GIVEN INSTRUCTION: From the first line of the entries below through the line bearing "import * as", write out each line exactly. Omit pictures.

RECORDED INFORMATION:
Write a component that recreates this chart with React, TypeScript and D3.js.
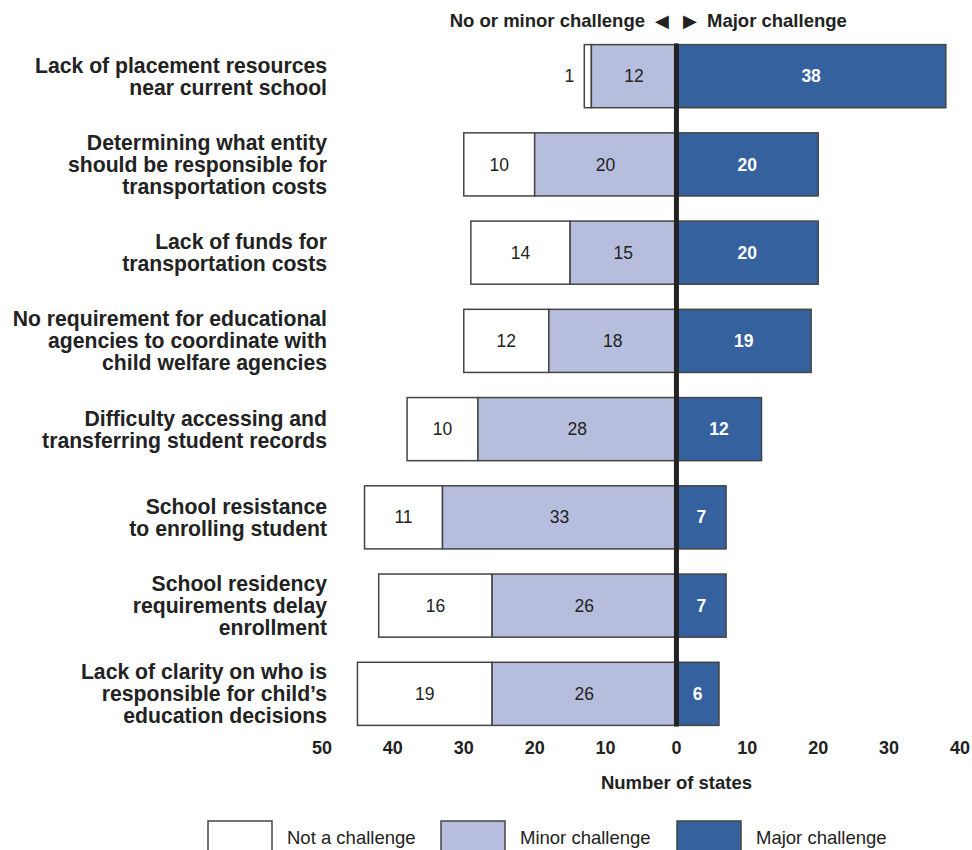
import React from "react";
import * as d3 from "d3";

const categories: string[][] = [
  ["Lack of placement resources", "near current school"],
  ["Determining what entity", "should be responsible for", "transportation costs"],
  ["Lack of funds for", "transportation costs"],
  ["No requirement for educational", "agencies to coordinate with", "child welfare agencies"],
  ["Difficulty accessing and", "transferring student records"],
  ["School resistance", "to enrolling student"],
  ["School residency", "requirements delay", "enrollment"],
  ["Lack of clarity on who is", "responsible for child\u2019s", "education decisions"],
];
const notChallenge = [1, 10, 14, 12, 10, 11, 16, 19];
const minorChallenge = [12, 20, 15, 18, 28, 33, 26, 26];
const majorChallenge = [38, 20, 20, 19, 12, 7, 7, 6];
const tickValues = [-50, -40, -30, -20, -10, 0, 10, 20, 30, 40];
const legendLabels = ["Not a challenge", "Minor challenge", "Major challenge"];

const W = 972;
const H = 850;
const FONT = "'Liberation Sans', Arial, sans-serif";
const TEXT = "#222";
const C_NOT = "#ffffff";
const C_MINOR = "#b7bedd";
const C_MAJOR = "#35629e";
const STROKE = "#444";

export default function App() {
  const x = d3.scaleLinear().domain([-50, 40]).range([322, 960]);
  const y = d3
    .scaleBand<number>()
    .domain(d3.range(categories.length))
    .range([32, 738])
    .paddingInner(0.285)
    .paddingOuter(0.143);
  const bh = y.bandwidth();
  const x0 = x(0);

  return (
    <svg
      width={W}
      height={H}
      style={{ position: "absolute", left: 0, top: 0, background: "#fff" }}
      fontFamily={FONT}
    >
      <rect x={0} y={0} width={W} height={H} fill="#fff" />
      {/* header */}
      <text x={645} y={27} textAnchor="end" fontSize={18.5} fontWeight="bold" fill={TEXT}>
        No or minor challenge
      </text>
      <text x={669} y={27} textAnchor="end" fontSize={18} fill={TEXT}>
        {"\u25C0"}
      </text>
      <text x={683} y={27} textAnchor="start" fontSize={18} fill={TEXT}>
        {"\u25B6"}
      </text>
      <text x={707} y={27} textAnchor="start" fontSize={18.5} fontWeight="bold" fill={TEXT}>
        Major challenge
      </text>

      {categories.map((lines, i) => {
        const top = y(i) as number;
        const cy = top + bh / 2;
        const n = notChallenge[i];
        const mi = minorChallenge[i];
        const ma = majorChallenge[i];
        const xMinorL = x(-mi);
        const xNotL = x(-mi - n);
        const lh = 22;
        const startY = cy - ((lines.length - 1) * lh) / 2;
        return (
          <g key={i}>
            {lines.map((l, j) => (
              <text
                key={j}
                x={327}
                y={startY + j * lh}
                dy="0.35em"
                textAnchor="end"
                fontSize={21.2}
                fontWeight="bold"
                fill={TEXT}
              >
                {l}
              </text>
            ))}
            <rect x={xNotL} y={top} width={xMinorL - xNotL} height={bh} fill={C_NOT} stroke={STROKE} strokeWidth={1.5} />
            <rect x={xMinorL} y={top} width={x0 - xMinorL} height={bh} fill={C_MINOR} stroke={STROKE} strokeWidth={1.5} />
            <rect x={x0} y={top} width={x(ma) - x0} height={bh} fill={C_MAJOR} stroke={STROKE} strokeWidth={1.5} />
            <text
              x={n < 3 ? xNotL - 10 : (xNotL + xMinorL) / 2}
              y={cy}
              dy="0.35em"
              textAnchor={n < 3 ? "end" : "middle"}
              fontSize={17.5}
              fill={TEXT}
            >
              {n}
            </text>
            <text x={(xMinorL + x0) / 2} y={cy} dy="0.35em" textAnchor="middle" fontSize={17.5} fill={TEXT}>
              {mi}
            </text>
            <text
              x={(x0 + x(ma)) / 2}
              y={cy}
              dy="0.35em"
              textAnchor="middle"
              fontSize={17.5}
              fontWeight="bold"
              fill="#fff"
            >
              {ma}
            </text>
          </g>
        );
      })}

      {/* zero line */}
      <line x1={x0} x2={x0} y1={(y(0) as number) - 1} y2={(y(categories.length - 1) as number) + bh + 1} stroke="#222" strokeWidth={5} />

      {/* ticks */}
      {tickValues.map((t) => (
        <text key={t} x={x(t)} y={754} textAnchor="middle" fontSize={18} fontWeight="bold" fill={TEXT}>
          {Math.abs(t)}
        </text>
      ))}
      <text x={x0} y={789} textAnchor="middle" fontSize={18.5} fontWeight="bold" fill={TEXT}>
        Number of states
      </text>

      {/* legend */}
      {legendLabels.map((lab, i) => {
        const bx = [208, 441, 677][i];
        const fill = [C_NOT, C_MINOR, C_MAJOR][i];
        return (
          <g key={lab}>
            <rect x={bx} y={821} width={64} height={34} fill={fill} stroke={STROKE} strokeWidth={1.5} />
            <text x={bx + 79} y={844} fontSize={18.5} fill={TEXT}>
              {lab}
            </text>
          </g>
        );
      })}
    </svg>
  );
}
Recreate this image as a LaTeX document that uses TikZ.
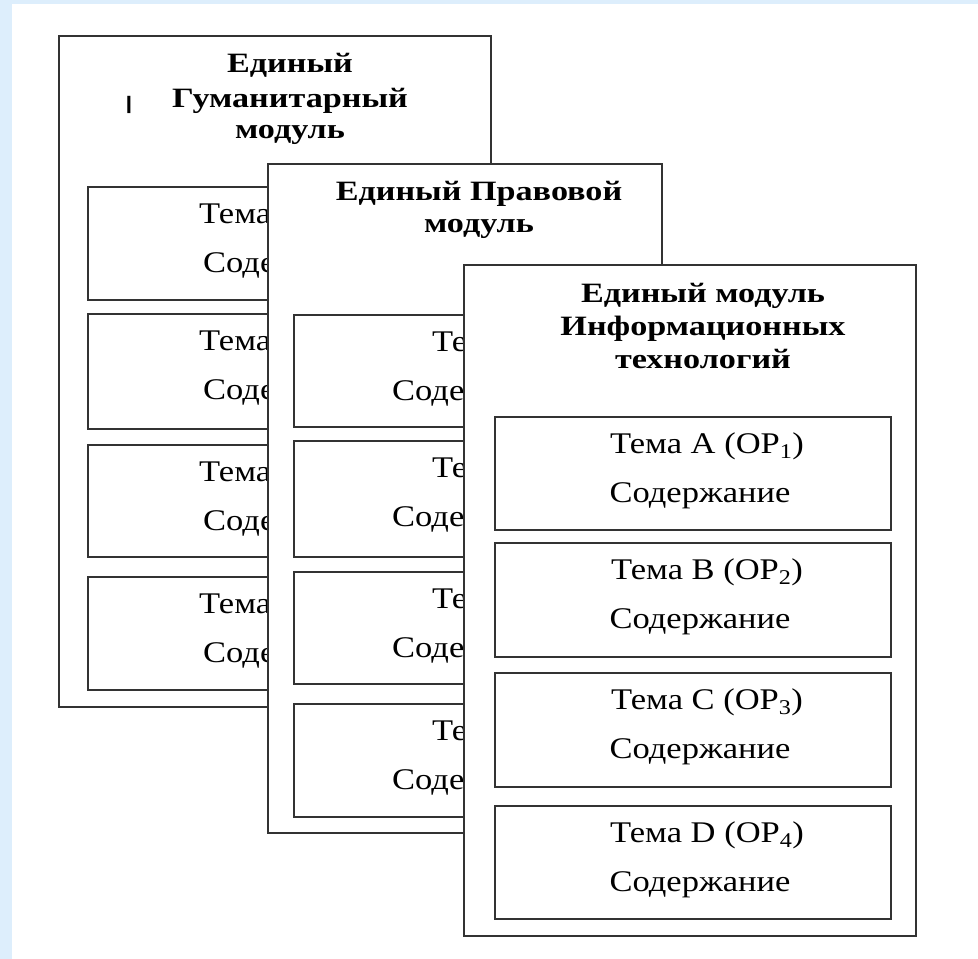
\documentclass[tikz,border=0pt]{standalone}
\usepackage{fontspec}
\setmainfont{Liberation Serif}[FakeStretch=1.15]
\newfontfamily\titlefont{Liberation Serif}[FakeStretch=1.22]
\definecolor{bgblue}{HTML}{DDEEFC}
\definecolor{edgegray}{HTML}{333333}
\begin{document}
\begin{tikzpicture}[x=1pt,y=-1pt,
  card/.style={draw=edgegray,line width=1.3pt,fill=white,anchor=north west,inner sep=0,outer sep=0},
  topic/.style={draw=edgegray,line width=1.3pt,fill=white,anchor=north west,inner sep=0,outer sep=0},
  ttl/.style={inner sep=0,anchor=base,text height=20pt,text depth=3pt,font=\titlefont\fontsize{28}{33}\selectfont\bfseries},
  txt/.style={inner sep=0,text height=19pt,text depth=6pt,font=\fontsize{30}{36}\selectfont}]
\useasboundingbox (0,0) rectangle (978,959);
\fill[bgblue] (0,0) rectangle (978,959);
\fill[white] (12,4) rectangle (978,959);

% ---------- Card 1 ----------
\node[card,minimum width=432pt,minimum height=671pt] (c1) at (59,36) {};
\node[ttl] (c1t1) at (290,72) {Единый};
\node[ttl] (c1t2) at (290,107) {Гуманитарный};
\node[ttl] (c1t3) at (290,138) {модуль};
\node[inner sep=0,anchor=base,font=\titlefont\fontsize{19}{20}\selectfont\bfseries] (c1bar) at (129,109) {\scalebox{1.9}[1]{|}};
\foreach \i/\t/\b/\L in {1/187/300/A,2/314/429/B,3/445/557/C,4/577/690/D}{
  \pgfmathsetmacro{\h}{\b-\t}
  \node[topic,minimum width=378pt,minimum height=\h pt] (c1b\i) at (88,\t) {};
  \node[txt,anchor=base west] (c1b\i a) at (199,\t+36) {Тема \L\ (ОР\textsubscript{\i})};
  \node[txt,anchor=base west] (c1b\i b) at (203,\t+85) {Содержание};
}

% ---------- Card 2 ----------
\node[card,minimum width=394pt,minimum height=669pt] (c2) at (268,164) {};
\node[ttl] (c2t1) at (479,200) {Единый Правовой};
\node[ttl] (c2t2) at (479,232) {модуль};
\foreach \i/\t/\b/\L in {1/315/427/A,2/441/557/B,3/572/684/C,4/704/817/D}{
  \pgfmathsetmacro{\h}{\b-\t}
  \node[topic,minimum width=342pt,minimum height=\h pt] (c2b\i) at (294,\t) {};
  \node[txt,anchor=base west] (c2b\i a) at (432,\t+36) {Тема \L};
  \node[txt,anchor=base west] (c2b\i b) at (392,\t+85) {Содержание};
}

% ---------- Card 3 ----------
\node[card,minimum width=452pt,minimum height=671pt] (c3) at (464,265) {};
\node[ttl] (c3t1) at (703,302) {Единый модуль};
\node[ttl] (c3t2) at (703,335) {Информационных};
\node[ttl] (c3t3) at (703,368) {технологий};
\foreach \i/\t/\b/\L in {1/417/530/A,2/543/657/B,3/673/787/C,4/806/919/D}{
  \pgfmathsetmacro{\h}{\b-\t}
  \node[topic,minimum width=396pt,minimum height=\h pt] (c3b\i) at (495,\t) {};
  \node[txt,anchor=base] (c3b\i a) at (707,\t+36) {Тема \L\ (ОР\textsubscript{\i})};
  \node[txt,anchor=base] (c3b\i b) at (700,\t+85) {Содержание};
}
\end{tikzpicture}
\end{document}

EXERCISE RESPONSE:
Write a component that recreates this chart with React, TypeScript and D3.js.
import React from "react";
import * as d3 from "d3";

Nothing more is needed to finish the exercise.